Both behavior-change research and our own experience demonstrate the power of other people to influence our learning process. From the earliest moments of our lives, we learn by imitation. Mommy smiles, baby smiles. Daddy waves, toddler waves. Parents go to church, kids go to church. Teachers show excitement around their subjects and students fire up as well.
As adults, the role of imitation in personal growth takes the shape of role models. We admire others who are enough like us for realistic comparison and who have made choices or developed skills that we admire. I see my hero Jeff Galloway run a marathon on his 70th birthday, and am tempted to follow in his steps. My peers sign up for a drumming class and I follow. My son enjoys a new app, and I download it too.
The availability of role models, both those we know in person and those we find in the media or on the bookshelf, increases our confidence in the potential for change. We can envision success when we see someone else doing what we want to do. When we share personal qualities (age, education, gender) or life circumstances (married, retired, recovering) the influence is even more powerful.
Monkey-see-monkey-do and enhanced confidence are not, however, the only dynamics at work between buddies. Another key process increases motivation. When a friend invites me to go for a run, take a class, or share a trip, I look forward to her company. When she applauds my effort and recognizes even the smallest success, I blossom like a well-tended plant in the sun.

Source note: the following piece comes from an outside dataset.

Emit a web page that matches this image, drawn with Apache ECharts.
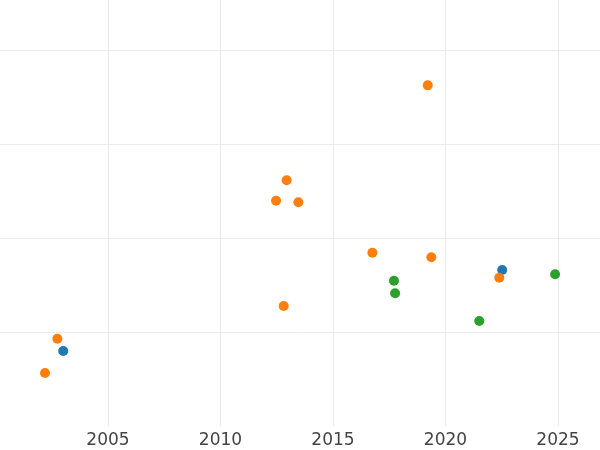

Finally, the social component of behavioral change strengthens our commitment. When we make a pact around a common goal, we want to honor the bargain. It's cold and rainy, but she is waiting for me at the trailhead. I may not feel like going to Weight Watchers, but I know the leader appreciates my support. Accountability increases when we make a promise to someone else.
Reviewing the benefits of social support for growth makes it sound so obvious (duh!). On the other hand, sometimes we take those obvious dynamics for granted and it helps to bring them into focus. It also helps to introduce the buddy factor where it is currently missing.
In closing, let's admit that the buddy factor cuts both ways. We can be inspired to imitate the behavior of others, even when that behavior runs against our own desires. What happens when a buddy goes back for more dessert at the potluck? When he stops working out as weather worsens? When she complains about her partner? When he adds one more commitment to a full calendar?